Strategic distribution of protective proteins within bran layers of wheat protects the nutrient-rich endosperm

Abstract

Bran from bread wheat (Triticum aestivum 'Babbler') grain is composed of many outer layers of dead maternal tissues that overlie living aleurone cells. The dead cell layers function as a barrier resistant to degradation, whereas the aleurone layer is involved in mobilizing organic substrates in the endosperm during germination. We microdissected three defined bran fractions, outer layers (epidermis and hypodermis), intermediate fraction (cross cells, tube cells, testa, and nucellar tissue), and inner layer (aleurone cells), and used proteomics to identify their individual protein complements. All proteins of the outer layers were enzymes, whose function is to provide direct protection against pathogens or improve tissue strength. The more complex proteome of the intermediate layers suggests a greater diversity of function, including the inhibition of enzymes secreted by pathogens. The inner layer contains proteins involved in metabolism, as would be expected from live aleurone cells, but this layer also includes defense enzymes and inhibitors as well as 7S globulin (specific to this layer). Using immunofluorescence microscopy, oxalate oxidase was localized predominantly to the outer layers, xylanase inhibitor protein I to the xylan-rich nucellar layer of the intermediate fraction and pathogenesis-related protein 4 mainly to the aleurone. Activities of the water-extractable enzymes oxalate oxidase, peroxidase, and polyphenol oxidase were highest in the outer layers, whereas chitinase activity was found only in assays of whole grains. We conclude that the differential protein complements of each bran layer in wheat provide distinct lines of defense in protecting the embryo and nutrient-rich endosperm.

Figure 1.

Micrographs of the isolated bran fractions. A, Outer bran fraction (epidermis and hypodermis). B, Intermediate bran fraction (cross cells, tube cells, testa, and nucellar tissue). C, Detailed view of the individual layers in the intermediate fraction (Cc, cross cells; Nu, nucellar tissue; T, testa; Tc, tube cells). D, Aleurone cells. [See online article for color version of this figure.]

Figure 2.

2-DE gels of the inner bran layer (aleurone). The highlighted spots show the different EST classes of 7S globulin, with the EST GenBank gi numbers shown in the legend. The unhighlighted gels are shown in Supplemental Figures S5 and S6. Top gel, pI 4 to 7; bottom gel, pI 6 to 11.

Figure 3.

Summary of the major proteins identified in bran tissue fractions, supernatant from imbibed grain, and the outer tissue fraction. A, Table of major bran tissue and water-soluble proteins identified. B, Scanning electron micrograph of a cross-section of bran showing the bran tissue fractions.

Figure 4.

Fluorescence immunolocalization of defense proteins in bran cross-sections overlaid on differential interference contrast images of cross-sections (labeled).
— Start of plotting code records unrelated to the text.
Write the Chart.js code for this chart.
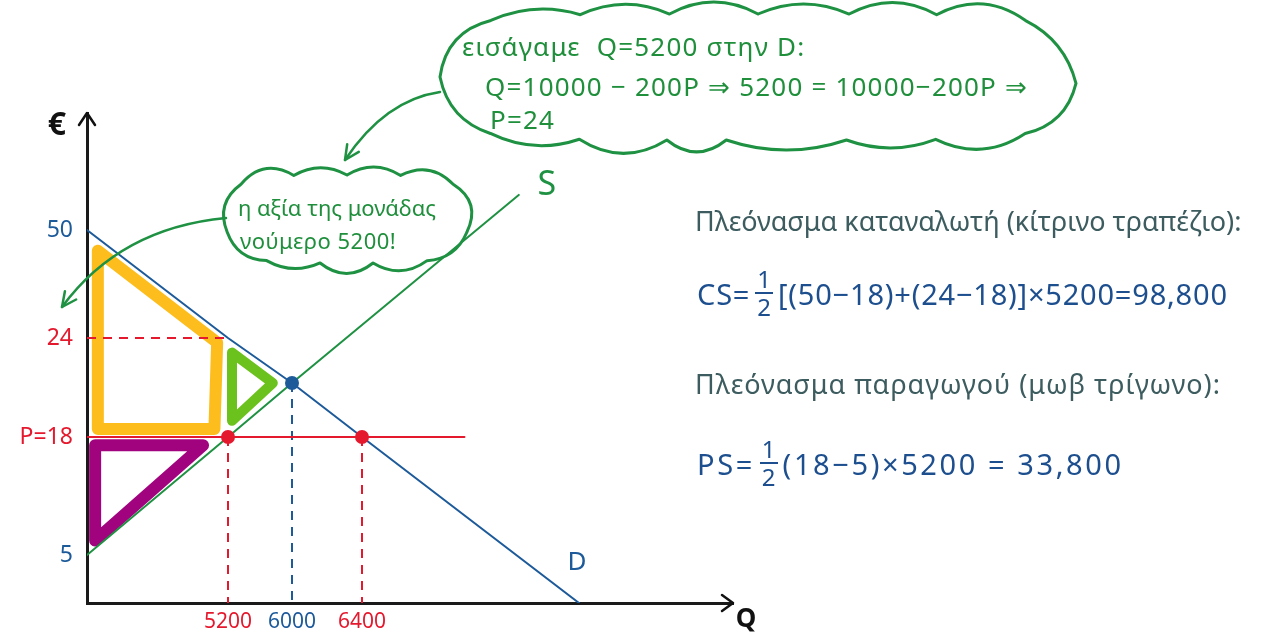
<!DOCTYPE html>
<html><head><meta charset="utf-8">
<script src="https://cdn.jsdelivr.net/npm/chart.js@4.4.1/dist/chart.umd.min.js"></script>
<style>
html,body{margin:0;padding:0;background:#fff;overflow:hidden}
#wrap{position:relative;width:1264px;height:633px}
canvas{position:absolute;left:0;top:0}
.t{position:absolute;white-space:nowrap;font-family:'Noto Sans',sans-serif;line-height:1}
.g{color:#1f8f3c;font-size:26px;letter-spacing:1.2px}
.h{color:#3d5c5f;font-size:27px}
.f{color:#1d4f8f;font-size:29px;letter-spacing:0.8px;display:flex;align-items:center}
.frac{display:inline-flex;flex-direction:column;align-items:center;font-size:24px;line-height:1.1;margin:0 5px;letter-spacing:0}
.frac span:first-child{border-bottom:2px solid currentColor;padding:0 2px}
</style></head><body>
<div id="wrap">
<canvas id="c" width="1264" height="633"></canvas>
<div class="t g" style="left:462px;top:33px">εισάγαμε&nbsp; Q=5200 στην D:</div>
<div class="t g" style="left:485px;top:73px">Q=10000 − 200P ⇒ 5200 = 10000−200P ⇒</div>
<div class="t g" style="left:490px;top:106px">P=24</div>
<div class="t g" style="left:238px;top:196px;font-size:22px;letter-spacing:0">η αξία της μονάδας</div>
<div class="t g" style="left:240px;top:229px;font-size:22px;letter-spacing:0.5px">νούμερο 5200!</div>
<div class="t h" style="left:695px;top:207px">Πλεόνασμα καταναλωτή (κίτρινο τραπέζιο):</div>
<div class="t f" style="left:697px;top:266px">CS=<span class="frac"><span>1</span><span>2</span></span>[(50−18)+(24−18)]×5200=98,800</div>
<div class="t h" style="left:695px;top:370px;letter-spacing:1px">Πλεόνασμα παραγωγού (μωβ τρίγωνο):</div>
<div class="t f" style="left:697px;top:436px;letter-spacing:2.6px">PS=<span class="frac"><span>1</span><span>2</span></span>(18−5)×5200 = 33,800</div>
</div>
<script>
// ---- data ----
const Q_TICKS = [5200, 6000, 6400];
const P_TICKS = [5, 18, 24, 50];
const demandQ = [0, 5200, 6000, 6400, 10000];
const demandP = [50, 24, 20, 18, 0];
const supplyQ = [0, 5200, 6000, 9000];
const supplyP = [5, 18, 20, 53];
const priceQ = [0, 8100];
const priceP = [18, 18];
const eqQ = [6000];
const eqP = [20];
const marketQ = [5200, 6400];
const marketP = [18, 18];
const csQ = [400, 4800, 4700, 400, 400];
const csP = [45, 23.6, 18.3, 18.3, 45];
const greenQ = [5250, 5760, 5250, 5250];
const greenP = [22.7, 20, 18.6, 22.7];
const psQ = [300, 4280, 300, 300];
const psP = [17.1, 17.1, 6.6, 17.1];

const pts = (qs, ps) => qs.map((q, i) => ({x: q, y: ps[i]}));

// hand-drawn (non-uniform) axis spacing: value -> share of axis length
const KNOTS = {
  x: [[0,0],[5200,141],[6000,205],[6400,275],[10000,492],[12000,646]],
  y: [[0,0],[5,48],[18,166],[20,220],[24,265],[50,373],[60,490]]
};

class SketchScale extends Chart.LinearScale {
  _k() { const k = KNOTS[this.axis]; const L = k[k.length-1][1]; return k.map(a => [a[0], a[1]/L]); }
  _frac(v) {
    const k = this._k();
    if (v <= k[0][0]) return k[0][1];
    for (let i = 1; i < k.length; i++) {
      if (v <= k[i][0]) { const [v0,f0] = k[i-1], [v1,f1] = k[i]; return f0 + (v-v0)/(v1-v0)*(f1-f0); }
    }
    return 1;
  }
  getPixelForValue(v) { return v == null ? NaN : this.getPixelForDecimal(this._frac(v)); }
  getValueForPixel(p) {
    const d = this.getDecimalForPixel(p), k = this._k();
    for (let i = 1; i < k.length; i++) {
      if (d <= k[i][1]) { const [v0,f0] = k[i-1], [v1,f1] = k[i]; return v0 + (d-f0)/(f1-f0)*(v1-v0); }
    }
    return k[k.length-1][0];
  }
}
SketchScale.id = 'sketch';
SketchScale.defaults = Chart.LinearScale.defaults;
Chart.register(SketchScale);

const BLUE = '#1d5a9a', GREEN = '#1f9142', RED = '#e5192e', YEL = '#fdbd1c', LIME = '#6cc21c', PURP = '#a1037f';

// scalloped outline around a superellipse
function cloud(ctx, cx, cy, rx, ry, pw, n, b) {
  const M = 2000, base = [];
  for (let i = 0; i <= M; i++) {
    const a = -Math.PI/2 + i*2*Math.PI/M, c = Math.cos(a), s = Math.sin(a);
    base.push([cx + rx*Math.sign(c)*Math.pow(Math.abs(c), 2/pw), cy + ry*Math.sign(s)*Math.pow(Math.abs(s), 2/pw)]);
  }
  const cum = [0];
  for (let i = 1; i <= M; i++) cum.push(cum[i-1] + Math.hypot(base[i][0]-base[i-1][0], base[i][1]-base[i-1][1]));
  const tot = cum[M], sel = [];
  let j = 0;
  for (let k = 0; k <= n; k++) { const t = tot*k/n; while (j < M && cum[j] < t) j++; sel.push(base[j]); }
  ctx.beginPath(); ctx.moveTo(sel[0][0], sel[0][1]);
  for (let k = 1; k <= n; k++) {
    const [x0, y0] = sel[k-1], [x1, y1] = sel[k];
    const dx = x1 - x0, dy = y1 - y0, L = Math.hypot(dx, dy) || 1;
    const h = b * (0.75 + 0.5*((k*37) % 7)/6);
    ctx.quadraticCurveTo((x0+x1)/2 + dy/L*2*h, (y0+y1)/2 - dx/L*2*h, x1, y1);
  }
  ctx.stroke();
}
function curvedArrow(ctx, x0, y0, cx, cy, x1, y1) {
  ctx.beginPath(); ctx.moveTo(x0, y0); ctx.quadraticCurveTo(cx, cy, x1, y1); ctx.stroke();
  const ang = Math.atan2(y1 - cy, x1 - cx), L = 16;
  ctx.beginPath();
  ctx.moveTo(x1 + L*Math.cos(ang + Math.PI - 0.45), y1 + L*Math.sin(ang + Math.PI - 0.45));
  ctx.lineTo(x1, y1);
  ctx.lineTo(x1 + L*Math.cos(ang + Math.PI + 0.45), y1 + L*Math.sin(ang + Math.PI + 0.45));
  ctx.stroke();
}

const decor = {
  id: 'decor',
  afterDraw(chart) {
    const ctx = chart.ctx, a = chart.chartArea, xs = chart.scales.x, ys = chart.scales.y;
    ctx.save();
    ctx.lineCap = 'round'; ctx.lineJoin = 'round';
    // axis arrowheads
    ctx.strokeStyle = '#111'; ctx.lineWidth = 2.5;
    ctx.beginPath(); ctx.moveTo(a.left - 8, a.top + 12); ctx.lineTo(a.left, a.top); ctx.lineTo(a.left + 8, a.top + 12); ctx.stroke();
    ctx.beginPath(); ctx.moveTo(a.right - 11, a.bottom - 8); ctx.lineTo(a.right, a.bottom); ctx.lineTo(a.right - 11, a.bottom + 8); ctx.stroke();
    ctx.fillStyle = '#111'; ctx.font = 'bold 32px "Noto Sans"'; ctx.textAlign = 'center'; ctx.textBaseline = 'middle';
    ctx.fillText('€', a.left - 30, a.top + 13);
    ctx.font = 'bold 26px "Noto Sans"';
    ctx.fillText('Q', a.right + 13, a.bottom + 17);
    // curve labels
    ctx.fillStyle = GREEN; ctx.font = '34px "Noto Sans"';
    ctx.fillText('S', xs.getPixelForValue(supplyQ[supplyQ.length-1]) + 28, ys.getPixelForValue(supplyP[supplyP.length-1]) - 10);
    ctx.fillStyle = BLUE; ctx.font = '26px "Noto Sans"';
    ctx.fillText('D', xs.getPixelForValue(demandQ[demandQ.length-1]) - 2, ys.getPixelForValue(demandP[demandP.length-1]) - 40);
    // thought clouds and arrows
    ctx.strokeStyle = GREEN; ctx.lineWidth = 3;
    cloud(ctx, 758, 77, 318, 63, 5, 16, 11);
    cloud(ctx, 347, 219, 120, 44, 4, 11, 9);
    ctx.lineWidth = 2.5;
    curvedArrow(ctx, 440, 92, 385, 100, 345, 160);
    curvedArrow(ctx, 226, 218, 120, 228, 62, 307);
    ctx.restore();
  }
};

const line = (label, qs, ps, color, w, extra) => Object.assign({
  label, data: pts(qs, ps), showLine: true, borderColor: color, backgroundColor: color,
  borderWidth: w, pointRadius: 0, fill: false, borderJoinStyle: 'round', borderCapStyle: 'round'
}, extra || {});

const tickColorY = c => ({5: BLUE, 50: BLUE})[c.tick && c.tick.value] || RED;
const tickColorX = c => (c.tick && c.tick.value === 6000) ? BLUE : RED;

new Chart(document.getElementById('c'), {
  type: 'scatter',
  data: {
    datasets: [
      line('Equilibrium', eqQ, eqP, BLUE, 0, {showLine: false, pointRadius: 7, pointHoverRadius: 7, order: 0}),
      line('Market points', marketQ, marketP, RED, 0, {showLine: false, pointRadius: 7, pointHoverRadius: 7, order: 1}),
      line('Demand D', demandQ, demandP, BLUE, 2, {order: 2}),
      line('Supply S', supplyQ, supplyP, GREEN, 2, {order: 3}),
      line('P=18', priceQ, priceP, RED, 2, {order: 4}),
      line('24 guide', [0, 5200], [24, 24], RED, 2, {borderDash: [9, 7], borderCapStyle: 'butt', order: 5}),
      line('5200 guide', [5200, 5200], [18, 0], RED, 2, {borderDash: [9, 7], borderCapStyle: 'butt', order: 6}),
      line('6400 guide', [6400, 6400], [18, 0], RED, 2, {borderDash: [9, 7], borderCapStyle: 'butt', order: 7}),
      line('6000 guide', [6000, 6000], [20, 0], BLUE, 2, {borderDash: [9, 7], borderCapStyle: 'butt', order: 8}),
      line('Consumer surplus', csQ, csP, YEL, 12, {order: 9}),
      line('Triangle', greenQ, greenP, LIME, 10, {order: 10}),
      line('Producer surplus', psQ, psP, PURP, 12, {order: 11})
    ]
  },
  options: {
    responsive: false, animation: false, devicePixelRatio: 1,
    layout: {padding: {left: 0, top: 113, right: 531, bottom: 0}},
    plugins: {legend: {display: false}, tooltip: {enabled: false}},
    scales: {
      x: {
        type: 'sketch', position: 'bottom', min: 0, max: 12000,
        grid: {display: false, drawTicks: false},
        border: {display: true, color: '#1a1a1a', width: 3},
        afterBuildTicks: s => { s.ticks = Q_TICKS.map(v => ({value: v})); },
        afterFit: s => { s.height = 30; },
        ticks: {padding: 6, color: tickColorX, font: {family: 'Noto Sans', size: 21}, callback: v => String(v), maxRotation: 0, autoSkip: false}
      },
      y: {
        type: 'sketch', position: 'left', min: 0, max: 60,
        grid: {display: false, drawTicks: false},
        border: {display: true, color: '#1a1a1a', width: 3},
        afterBuildTicks: s => { s.ticks = P_TICKS.map(v => ({value: v})); },
        afterFit: s => { s.width = 87; },
        ticks: {padding: 14, color: tickColorY, font: {family: 'Noto Sans', size: 23}, callback: v => v === 18 ? 'P=18' : String(v), autoSkip: false}
      }
    }
  },
  plugins: [decor]
});
</script>
</body></html>
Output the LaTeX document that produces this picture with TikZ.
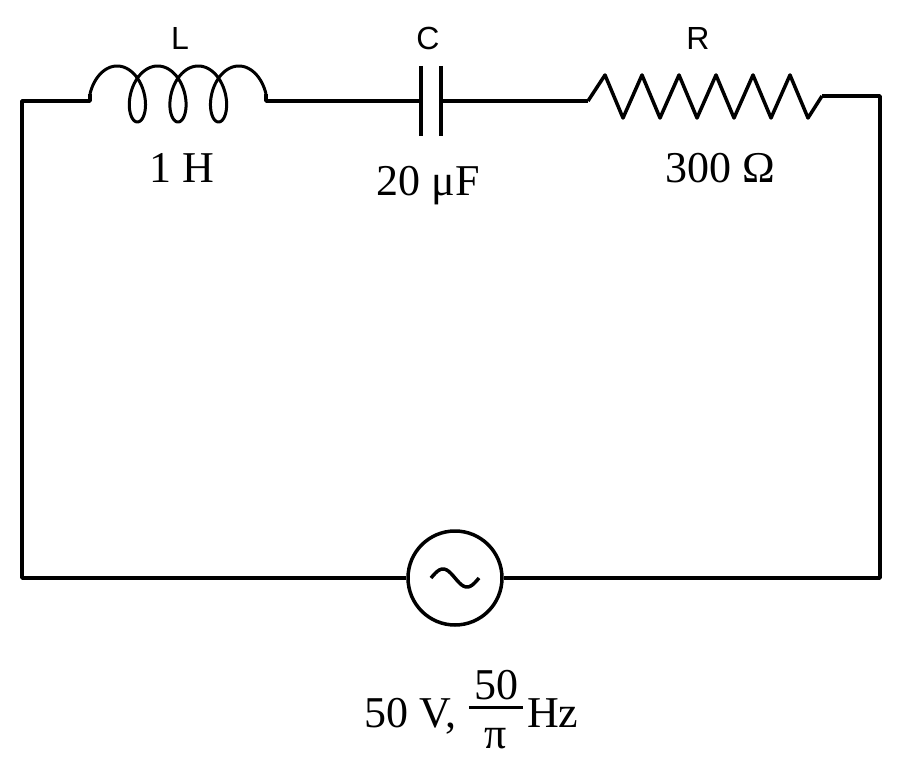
\documentclass[tikz,border=0pt]{standalone}
\usepackage{fontspec}
\setmainfont{Liberation Serif}
\newfontfamily\lblfont{Liberation Sans}
\begin{document}
\begin{tikzpicture}[x=1pt,y=-1pt,line width=3.5pt,line join=round,
  wire/.style={line width=3.5pt},
  val/.style={font=\fontsize{44}{50}\selectfont},
  lbl/.style={font=\lblfont\fontsize{32}{38}\selectfont}]
\useasboundingbox (0,0) rectangle (900,770);
\coordinate (a) at (22,578); \coordinate (b) at (22,101);
\coordinate (li) at (90,101); \coordinate (lo) at (266,101);
\coordinate (c1) at (421,101); \coordinate (c2) at (441,101);
\coordinate (ri) at (588,101); \coordinate (ro) at (822,96);
\coordinate (e) at (880,96); \coordinate (f) at (880,578);
\node[circle,draw,line width=3.5pt,minimum size=94pt] (src) at (455,578) {};
% wires
\draw[wire] (src.west) -- (a) -- (b) -- (li) -- (90,94);
\draw[wire] (266,94) -- (lo) -- (c1);
\draw[wire] (c2) -- (ri);
\draw[wire] (ro) -- (e) -- (f) -- (src.east);
% inductor
\draw[line width=3pt] plot[domain=180:1440,samples=300,smooth] ({86.7+0.1127*\x+17*cos(\x)},{94+28*sin(\x)});
% capacitor
\draw[line width=3.5pt] (421,66) -- (421,136) (441,66) -- (441,136);
% resistor
\draw[wire] (ri) -- (605,75) -- (623,118) -- (642,75) -- (660,118) -- (679,75) -- (697,118)
  -- (716,75) -- (734,118) -- (753,75) -- (771,118) -- (790,75) -- (808,118) -- (ro);
% source tilde
\draw[line width=3.5pt] plot[domain=0:360,samples=60,smooth] ({431+0.13333*\x},{578-9*sin(\x)});
% labels
\node[lbl] (tL) at (180,38) {L};
\node[lbl] (tC) at (428,38) {C};
\node[lbl] (tR) at (698,38) {R};
\node[val] (vL) at (182,168) {1 H};
\node[val] (vC) at (428,186) {20 μF};
\node[val] (vR) at (720,168) {300 Ω};
\node[val,anchor=base east] (vS) at (462,727) {50 V,};
\node[val,anchor=base] (fn) at (496,699) {50};
\node[val,anchor=base] (fd) at (496,748) {π};
\draw[line width=2.5pt] (fn.south west) ++(0,3) coordinate (fl) -- (fl -| fn.south east);
\node[val,anchor=base west] (hz) at (522,727) {Hz};
\end{tikzpicture}
\end{document}
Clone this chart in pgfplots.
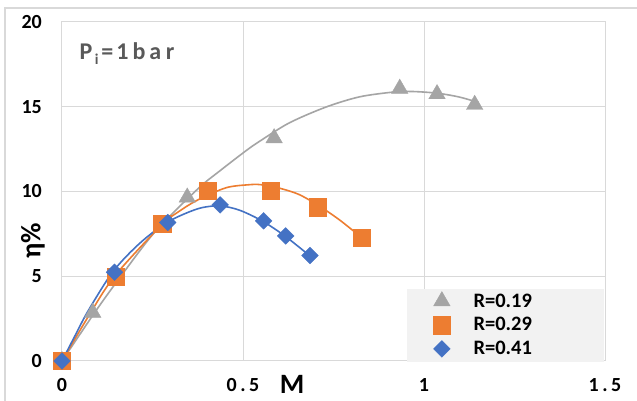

Dark inset overlays in images show fluorescence labeling without the differential interference contrast overlay. A, Control treated only with secondary antibody. B, OXO antibody. C, XIP-1 antibody. D, PR-4 antibody.

Figure 5.

Immunofluorescence localization of PR4, XIP-1, and OXO in wheat varieties Chara and Wedgetail. Images are arrayed in alternating rows of differential interference contrast overlaid with immunofluorescence image, followed by immunofluorescence-only image.

Figure 6.

Scanning electron micrograph of a cross-section of bran showing the bran tissue layers with corresponding Xyl and Ara contents. A, Outer (P, pericarp), intermediate (Cc, cross cells; Nu, nucellar tissue; T, testa [seed coat]; Tc, tube cells), and inner (Al, aleurone cells; E, endosperm) layers. B, Xyl and Ara (mol %) in corresponding bran tissue types (Parker et al., 2005).